Written exercise →
Write the material out again exactly.

=-=-=

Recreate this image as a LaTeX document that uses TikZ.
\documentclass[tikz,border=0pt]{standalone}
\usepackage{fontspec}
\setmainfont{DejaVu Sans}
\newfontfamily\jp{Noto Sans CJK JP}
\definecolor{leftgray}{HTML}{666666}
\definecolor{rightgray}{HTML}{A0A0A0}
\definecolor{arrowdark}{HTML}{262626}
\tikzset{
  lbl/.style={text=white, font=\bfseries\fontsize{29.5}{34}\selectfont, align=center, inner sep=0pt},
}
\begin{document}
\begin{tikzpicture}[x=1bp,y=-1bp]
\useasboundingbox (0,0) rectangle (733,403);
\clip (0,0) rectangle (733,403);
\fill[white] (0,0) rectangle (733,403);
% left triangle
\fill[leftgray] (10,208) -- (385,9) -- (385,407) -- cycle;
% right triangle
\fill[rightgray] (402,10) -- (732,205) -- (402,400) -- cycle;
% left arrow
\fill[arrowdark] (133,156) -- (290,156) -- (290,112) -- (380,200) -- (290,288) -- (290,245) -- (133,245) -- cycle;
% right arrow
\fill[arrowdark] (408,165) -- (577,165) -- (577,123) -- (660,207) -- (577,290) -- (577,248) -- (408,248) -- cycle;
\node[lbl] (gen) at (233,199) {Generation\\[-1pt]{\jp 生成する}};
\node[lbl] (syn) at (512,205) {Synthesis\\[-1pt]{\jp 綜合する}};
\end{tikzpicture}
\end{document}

=-=-=

Result of the exercise →
Recreate this image as a LaTeX document that uses TikZ.
\documentclass[tikz,border=0pt]{standalone}
\usepackage{fontspec}
\setmainfont{DejaVu Sans}
\newfontfamily\jp{Noto Sans CJK JP}
\definecolor{leftgray}{HTML}{666666}
\definecolor{rightgray}{HTML}{A0A0A0}
\definecolor{arrowdark}{HTML}{262626}
\tikzset{
  lbl/.style={text=white, font=\bfseries\fontsize{29.5}{34}\selectfont, align=center, inner sep=0pt},
}
\begin{document}
\begin{tikzpicture}[x=1bp,y=-1bp]
\useasboundingbox (0,0) rectangle (733,403);
\clip (0,0) rectangle (733,403);
\fill[white] (0,0) rectangle (733,403);
% left triangle
\fill[leftgray] (10,208) -- (385,9) -- (385,407) -- cycle;
% right triangle
\fill[rightgray] (402,10) -- (732,205) -- (402,400) -- cycle;
% left arrow
\fill[arrowdark] (133,156) -- (290,156) -- (290,112) -- (380,200) -- (290,288) -- (290,245) -- (133,245) -- cycle;
% right arrow
\fill[arrowdark] (408,165) -- (577,165) -- (577,123) -- (660,207) -- (577,290) -- (577,248) -- (408,248) -- cycle;
\node[lbl] (gen) at (233,199) {Generation\\[-1pt]{\jp 生成する}};
\node[lbl] (syn) at (512,205) {Synthesis\\[-1pt]{\jp 綜合する}};
\end{tikzpicture}
\end{document}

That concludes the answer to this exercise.